Mostly Brill focuses on ridiculous hospital charges and obscene profits, being careful, every time he mentions a hospital, to tell us how many millions of bucks its CEO is paid, even though these are mostly supposed to be nonprofit hospitals. I have to imagine the American Hospital Association is now in full damage control mode. My favorite is the hospital spokesperson who told Brill, when the reporter inquired about a hospital bill with outrageous overcharges, that the hospital was prevented by law from talking about its billing practices (which is, of course, a flat-out lie).

The article goes also after drug and device manufacturers and repeats the charges detailed here and in HOOKED about their excessive prices--how they lobby Congress to get exemptions from competition and price negotiation, how their claims that they need the extra money to do their research don't match the math, and so on. Brill does a nice job on implantable devices, showing how the devide company first charges at least 2-3 times what it costs to make the device, and then the hospital that sells the device to the patient marks it up an extra 2.5 times on top of that.

For us the one bit that struck me as newsworthy was Brill's recounting of testimony before a Senate committee in 2008 by Gregory Demske, an assistant inspector general at HHS.He told the committee,
“We found that during the years 2002 through 2006, four manufacturers, which controlled almost 75% of the hip- and knee-replacement market, paid physician consultants over $800 million under the terms of roughly 6,500 consulting agreements."

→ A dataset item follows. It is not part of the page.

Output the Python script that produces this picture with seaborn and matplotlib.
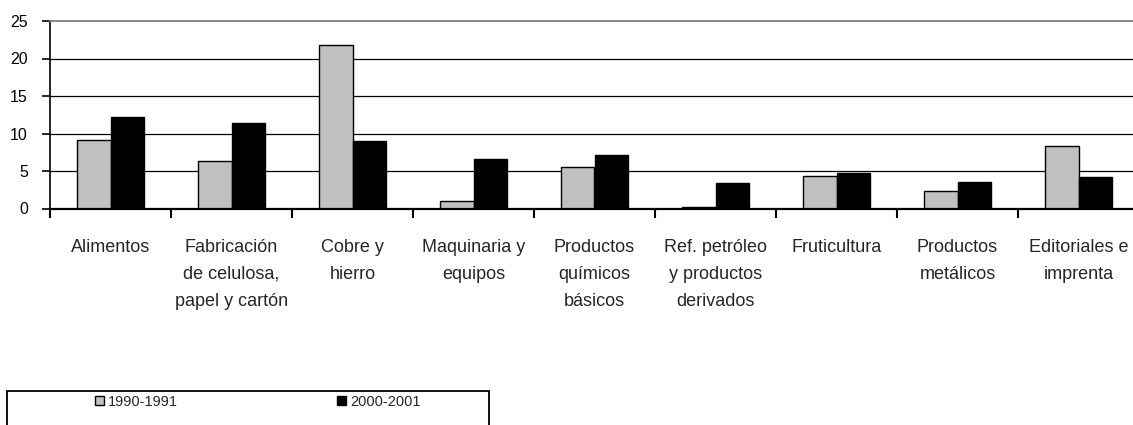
import pandas as pd
import matplotlib
matplotlib.use("Agg")
import matplotlib.pyplot as plt
import seaborn as sns
from matplotlib.patches import Patch, Rectangle
from matplotlib.ticker import FixedLocator

# =========================
# DATA
# =========================

categories = [
    "Alimentos",
    "Fabricación\nde celulosa,\npapel y cartón",
    "Cobre y\nhierro",
    "Maquinaria y\nequipos",
    "Productos\nquímicos\nbásicos",
    "Ref. petróleo\ny productos\nderivados",
    "Fruticultura",
    "Productos\nmetálicos",
    "Editoriales e\nimprenta",
]
periods = ["1990-1991", "2000-2001"]
values_1990 = [9.2, 6.3, 21.8, 1.0, 5.5, 0.2, 4.4, 2.3, 8.4]
values_2000 = [12.2, 11.4, 9.0, 6.6, 7.1, 3.4, 4.7, 3.6, 4.2]
colors = ["#c0c0c0", "#000000"]

df = pd.DataFrame({
    "Sector": categories * 2,
    "Periodo": [periods[0]] * len(categories) + [periods[1]] * len(categories),
    "Valor": values_1990 + values_2000,
})

# =========================
# STYLE
# =========================

sns.set_style("white")
plt.rcParams["font.family"] = ["Liberation Sans", "DejaVu Sans"]

fig = plt.figure(figsize=(11.33, 4.25), dpi=100)
ax = fig.add_axes([50 / 1133, 1 - 208.5 / 425, 1089 / 1133, 187.5 / 425])

# =========================
# BAR PLOT
# =========================

sns.barplot(
    data=df,
    x="Sector",
    y="Valor",
    hue="Periodo",
    hue_order=periods,
    palette=colors,
    width=0.56,
    edgecolor="black",
    linewidth=1,
    legend=False,
    ax=ax,
)

ax.set_ylim(0, 25)
ax.set_xlim(-0.5, 8.5)
ax.set_yticks([0, 5, 10, 15, 20, 25])
ax.set_xlabel("")
ax.set_ylabel("")

# gridlines
for y in [5, 10, 15, 20]:
    ax.axhline(y, color="black", linewidth=0.9, zorder=0)

# spines
ax.spines["left"].set_color("black")
ax.spines["left"].set_linewidth(1.2)
ax.spines["bottom"].set_color("black")
ax.spines["bottom"].set_linewidth(1.6)
ax.spines["top"].set_color("#808080")
ax.spines["top"].set_linewidth(1.3)
ax.spines["right"].set_visible(False)

# ticks
ax.tick_params(axis="y", direction="out", length=6, width=1.2, pad=10,
               labelsize=11.5, left=True, colors="black")
ax.tick_params(axis="x", which="major", length=0, pad=22, labelsize=13)
ax.xaxis.set_minor_locator(FixedLocator([i - 0.5 for i in range(10)]))
ax.tick_params(axis="x", which="minor", direction="out", length=6.5, width=1.5,
               bottom=True, color="black")

for lbl in ax.get_xticklabels():
    lbl.set_linespacing(1.75)
    lbl.set_verticalalignment("top")

# =========================
# LEGEND
# =========================

fig.add_artist(Rectangle(
    (7 / 1133, -0.05), 482 / 1133, 0.05 + (1 - 391 / 425),
    transform=fig.transFigure, fill=False, edgecolor="black", linewidth=1.3,
))

handles = [Patch(facecolor=c, edgecolor="black", linewidth=1) for c in colors]
fig.legend(
    handles, periods,
    loc="center left",
    bbox_to_anchor=(95 / 1133, 1 - 402 / 425),
    ncol=2,
    frameon=False,
    fontsize=10.5,
    handlelength=0.6,
    handleheight=0.6,
    handletextpad=0.3,
    columnspacing=10.9,
    borderpad=0,
    borderaxespad=0,
)

plt.savefig("out.png", dpi=100)
plt.close()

We've reported instances of individual orthopedic surgeons, for example, walking home with more than $1M in consulting fees over a 1-2 year period; but this is the first time I recall seeing these figures reported for such a large chunk of the industry as a whole. Think about what this means. If these 4 companies find it in their own interest to pay what really amounts to $200M per year in bribes to docs just to get them to use their devices, think about what their profit margins must be.